Lettre à mon cerveau
Bonsoir mon cerveau,
Comment vas-tu ce soir? Tu n’es pas trop fatigué?
Qu’est-ce que je pourrais faire pour que tu te reposes? Te faire moins gamberger, peut-être? moins imaginer des choses qui n’existent pas? Ou faire moins d’activités, de bénévolat, d’aides à droite à gauche, aux voisins, aux filles, à maman? Ou ne pas toujours vérifier derrière les autres qu’ils n’ont rien oublié, et si c’est le cas, les laisser avec leurs problèmes, et ne pas prendre la voiture pour leur apporter les clés, les papiers d’identité, que sais-je?
Oui je sais, je te sollicite beaucoup, et parfois tu me donnes des migraines pour te venger. Lorsque j’ai eu le cancer, tu m’as même fait des frayeurs à oublier des noms tout simples comme poireau, armoire. Je me suis dit, ça y est, j’ai Alzheimer. A moins de 60 ans, c’est pas malin, et il ne me manquait plus que ça. Mon oncologue m’a rassurée en me disant que c’était les effets des remèdes de cheval de la chimio administrée et que ça allait passer. En même temps, tu as dû avoir peur, tu ne savais pas ce qu’il adviendrait de toi, tu as peut-être même pensé que tu allais être la prochaine victime, après mon sein.
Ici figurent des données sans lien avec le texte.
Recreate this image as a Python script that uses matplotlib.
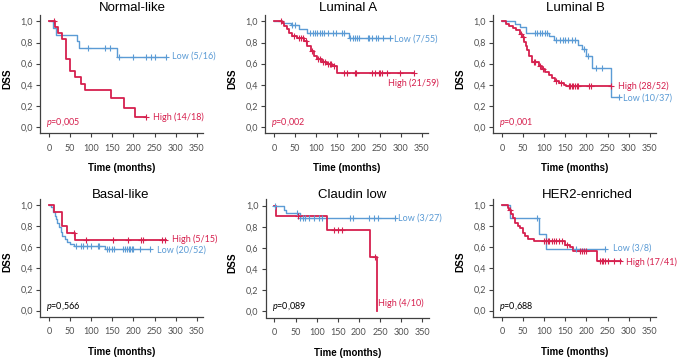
import numpy as np
import matplotlib
matplotlib.use('Agg')
import matplotlib.pyplot as plt

plt.rcParams['font.family'] = ['Lato', 'DejaVu Sans']
plt.rcParams['mathtext.fontset'] = 'custom'
plt.rcParams['mathtext.it'] = 'Lato:italic'
plt.rcParams['mathtext.rm'] = 'Lato'

# ─── Daten ────────────────────────────────────────────────────────────────────
TITLES = ['Normal-like', 'Luminal A', 'Luminal B', 'Basal-like', 'Claudin low', 'HER2-enriched']
P_VALUES = ['0,005', '0,002', '0,001', '0,566', '0,089', '0,688']
LOW_LABELS = ['Low (5/16)', 'Low (7/55)', 'Low (10/37)', 'Low (20/52)', 'Low (3/27)', 'Low (3/8)']
HIGH_LABELS = ['High (14/18)', 'High (21/59)', 'High (28/52)', 'High (5/15)', 'High (4/10)', 'High (17/41)']
X_TICKS = [0, 50, 100, 150, 200, 250, 300, 350]
Y_TICKS = [0.0, 0.2, 0.4, 0.6, 0.8, 1.0]
Y_TICK_LABELS = ['0,0', '0,2', '0,4', '0,6', '0,8', '1,0']

# Normal-like
NL_LOW_T = [9, 18, 67, 71, 160]
NL_LOW_S = [0.938, 0.875, 0.813, 0.75, 0.667]
NL_LOW_END = 278
NL_LOW_CENS = [93, 132, 144, 166, 200, 230, 242, 250, 278]
NL_HIGH_T = [14, 22, 30, 40, 50, 61, 77, 85, 146, 178, 203]
NL_HIGH_S = [0.944, 0.889, 0.833, 0.64, 0.53, 0.47, 0.41, 0.35, 0.27, 0.18, 0.09]
NL_HIGH_END = 230
NL_HIGH_CENS = [12, 230]

# Luminal A
LA_LOW_T = [22, 40, 59, 79, 177]
LA_LOW_S = [0.982, 0.963, 0.928, 0.886, 0.84]
LA_LOW_END = 275
LA_LOW_CENS = [43, 51, 85, 92, 97, 103, 108, 113, 118, 128, 140, 148, 160, 166,
               181, 186, 191, 196, 201, 222, 226, 232, 241, 246, 258, 275]
LA_HIGH_T = [20, 24, 30, 35, 43, 55, 71, 79, 87, 94, 102, 114, 126, 138, 150]
LA_HIGH_S = [0.983, 0.955, 0.925, 0.89, 0.86, 0.84, 0.815, 0.77, 0.72, 0.67,
             0.645, 0.62, 0.595, 0.58, 0.515]
LA_HIGH_END = 331
LA_HIGH_CENS = [16, 48, 60, 65, 68, 75, 90, 105, 110, 117, 122, 128, 132, 135, 142,
                167, 173, 191, 195, 233, 239, 248, 252, 256, 268, 299, 331]

# Luminal B
LB_LOW_T = [32, 44, 56, 111, 123, 180, 190, 200, 213, 257]
LB_LOW_S = [0.973, 0.946, 0.892, 0.86, 0.82, 0.78, 0.74, 0.67, 0.56, 0.28]
LB_LOW_END = 277
LB_LOW_CENS = [79, 84, 90, 96, 102, 107, 128, 138, 144, 150, 156, 165, 172,
               194, 204, 222, 236, 277]
LB_HIGH_T = [10, 18, 26, 34, 42, 48, 52, 56, 60, 65, 72, 87, 94, 103, 112, 119,
             125, 135, 146, 152]
LB_HIGH_S = [0.98, 0.96, 0.94, 0.92, 0.88, 0.85, 0.81, 0.77, 0.73, 0.67, 0.62,
             0.58, 0.55, 0.52, 0.49, 0.46, 0.44, 0.42, 0.40, 0.384]
LB_HIGH_END = 258
LB_HIGH_CENS = [45, 50, 75, 78, 90, 97, 128, 140, 158, 162, 165, 168, 172, 178,
                180, 205, 210, 258]

# Basal-like
BL_LOW_T = [5, 10, 14, 17, 20, 24, 28, 32, 38, 43, 50, 60, 132]
BL_LOW_S = [0.98, 0.94, 0.90, 0.87, 0.83, 0.79, 0.75, 0.71, 0.68, 0.65, 0.63,
            0.615, 0.58]
BL_LOW_END = 238
BL_LOW_CENS = [65, 75, 80, 90, 100, 115, 118, 137, 142, 150, 155, 175, 180, 185,
               190, 193, 197, 200, 215, 238]
BL_HIGH_T = [12, 32, 42, 62]
BL_HIGH_S = [0.933, 0.80, 0.733, 0.667]
BL_HIGH_END = 276
BL_HIGH_CENS = [60, 87, 152, 187, 219, 223, 268, 274]

# Claudin low
CL_LOW_T = [22, 28, 60]
CL_LOW_S = [0.963, 0.926, 0.885]
CL_LOW_END = 286
CL_LOW_CENS = [2, 53, 61, 67, 73, 81, 93, 105, 113, 180, 187, 223, 235, 246, 286]
CL_HIGH_T = [4, 124, 227, 242]
CL_HIGH_S = [0.9, 0.77, 0.51, 0.0]
CL_HIGH_END = 242
CL_HIGH_CENS = [55, 142, 150, 159, 238]

# HER2-enriched
HE_LOW_T = [20, 87, 105]
HE_LOW_S = [0.875, 0.729, 0.583]
HE_LOW_END = 245
HE_LOW_CENS = [83, 175, 245]
HE_HIGH_T = [15, 18, 22, 26, 30, 38, 43, 50, 54, 61, 77, 150, 160, 169, 226]
HE_HIGH_S = [0.976, 0.951, 0.915, 0.878, 0.829, 0.805, 0.78, 0.732, 0.707, 0.683,
             0.656, 0.625, 0.60, 0.567, 0.467]
HE_HIGH_END = 282
HE_HIGH_CENS = [19, 100, 105, 108, 112, 118, 123, 128, 135, 142, 155, 185, 190,
                195, 200, 232, 236, 240, 245, 250, 265, 280]

PANELS = [
    ((NL_LOW_T, NL_LOW_S, NL_LOW_END, NL_LOW_CENS), (NL_HIGH_T, NL_HIGH_S, NL_HIGH_END, NL_HIGH_CENS)),
    ((LA_LOW_T, LA_LOW_S, LA_LOW_END, LA_LOW_CENS), (LA_HIGH_T, LA_HIGH_S, LA_HIGH_END, LA_HIGH_CENS)),
    ((LB_LOW_T, LB_LOW_S, LB_LOW_END, LB_LOW_CENS), (LB_HIGH_T, LB_HIGH_S, LB_HIGH_END, LB_HIGH_CENS)),
    ((BL_LOW_T, BL_LOW_S, BL_LOW_END, BL_LOW_CENS), (BL_HIGH_T, BL_HIGH_S, BL_HIGH_END, BL_HIGH_CENS)),
    ((CL_LOW_T, CL_LOW_S, CL_LOW_END, CL_LOW_CENS), (CL_HIGH_T, CL_HIGH_S, CL_HIGH_END, CL_HIGH_CENS)),
    ((HE_LOW_T, HE_LOW_S, HE_LOW_END, HE_LOW_CENS), (HE_HIGH_T, HE_HIGH_S, HE_HIGH_END, HE_HIGH_CENS)),
]

# ─── Layout (Pixel) ───────────────────────────────────────────────────────────
FIG_W, FIG_H = 677, 359
COL_LOW = '#5b9bd5'
COL_HIGH = '#d6204e'
COL_AX = '#404040'
PX_MONTH = 148 / 350
XLIM = (-21, 365)
YLIM = (-0.06, 1.06)
AX_W = (XLIM[1] - XLIM[0]) * PX_MONTH
AX_H = (YLIM[1] - YLIM[0]) * 105.5
AX_POS = [(40, 133.3), (265, 133.3), (493, 133.3), (40, 317), (265.5, 317.5), (493, 317)]
TITLE_POS = [(132, 8), (348, 8), (575, 8), (121, 195), (352, 195), (587, 195)]
LOW_POS = [(172, 56), (394, 39), (623, 98), (157, 250), (398, 218), (613, 248)]
HIGH_POS = [(153, 117), (388, 83), (618, 86), (172, 239), (378, 303), (626, 262)]
P_COLORS = [COL_HIGH, COL_HIGH, COL_HIGH, 'black', 'black', 'black']


def fx(x):
    return x / FIG_W


def fy(y):
    return 1 - y / FIG_H


def km(ax, times, surv, end, cens, color, lw):
    t = np.array([0] + list(times) + [end], dtype=float)
    s = np.array([1.0] + list(surv) + [surv[-1]])
    ax.step(t, s, where='post', color=color, lw=lw, zorder=3)
    c = np.array(cens, dtype=float)
    idx = np.searchsorted(t[:-1], c, side='right') - 1
    ax.plot(c, s[idx], '+', color=color, ms=4, mew=0.8, zorder=4, clip_on=False)


fig = plt.figure(figsize=(FIG_W / 100, FIG_H / 100), dpi=100)

for i, (low, high) in enumerate(PANELS):
    L, B = AX_POS[i]
    ax = fig.add_axes([fx(L), fy(B), AX_W / FIG_W, AX_H / FIG_H])
    km(ax, *low, COL_LOW, 1.0)
    km(ax, *high, COL_HIGH, 1.3)
    ax.set_xlim(*XLIM)
    ax.set_ylim(*YLIM)
    ax.set_xticks(X_TICKS)
    ax.set_yticks(Y_TICKS)
    ax.set_yticklabels(Y_TICK_LABELS)
    for side in ['top', 'right']:
        ax.spines[side].set_visible(False)
    for side in ['left', 'bottom']:
        ax.spines[side].set_color(COL_AX)
        ax.spines[side].set_linewidth(0.9)
    ax.tick_params(direction='out', length=3, width=0.8, color=COL_AX,
                   labelcolor='#505050', labelsize=6.5)
    ax.tick_params(axis='x', pad=4.5)
    ax.tick_params(axis='y', pad=2)
    ax.set_facecolor('none')

    tx, ty = TITLE_POS[i]
    fig.text(fx(tx), fy(ty), TITLES[i], ha='center', va='center',
             family='Liberation Sans', fontsize=9.5)
    fig.text(fx(L - 33), fy(B - 55), 'DSS', rotation=90, ha='center', va='center',
             family='Liberation Sans', fontweight='bold', fontsize=7.2)
    fig.text(fx(L + 82), fy(B + 35), 'Time (months)', ha='center', va='center',
             family='Liberation Sans', fontweight='bold', fontsize=7)

    lx, ly = LOW_POS[i]
    fig.text(fx(lx), fy(ly), LOW_LABELS[i], ha='left', va='center',
             color=COL_LOW, fontsize=6.5)
    hx, hy = HIGH_POS[i]
    fig.text(fx(hx), fy(hy), HIGH_LABELS[i], ha='left', va='center',
             color=COL_HIGH, fontsize=6.5)
    ax.text(-6, 0.04, '$p$=' + P_VALUES[i], ha='left', va='center',
            color=P_COLORS[i], fontsize=6.5)

fig.savefig('out.png', dpi=100, facecolor='white')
Heureusement, tu es là, toujours là avec moi, avec quelques neurones en moins, mais je ne t’en veux pas, ni toi ni moi n’avons plus 15 ans, n’est-ce pas?
Mon souhait le plus profond serait de te laisser te reposer un peu, je voudrais être plus bienveillante avec toi. Je ne te laisse jamais beaucoup de répit, j’ai des applications de méditation sur mon iphone comme Petit Bambou, que je n'utilise jamais jusqu’au bout. Très rapidement, je te fais carburer de nouveau, ou je m’endors parce que je suis épuisée, et tu fais une sieste avec moi, tu es tout content, j’en suis sûre. Je sais pourtant que les méditations sont très bénéfiques pour ta santé mentale. Désolée pour mon manque de rigueur de ce côté là.
Nous sommes inséparables, tu le sais bien, et tu n’es que le résultat de mes chimères, de mes doutes, de mes questionnements. Je te pardonne donc d’être la cause de mes tourments, comme je te demande de me pardonner de te manipuler pour ensuite t’accuser de me fatiguer. Tu m’as comprise? moi non.
Bon, on va stopper là les prises de tête. Je te souhaite une bonne nuit, mon cerveau, et j’espère que notre coopération durera encore longtemps, puisque nous devons nous supporter l’un l’autre.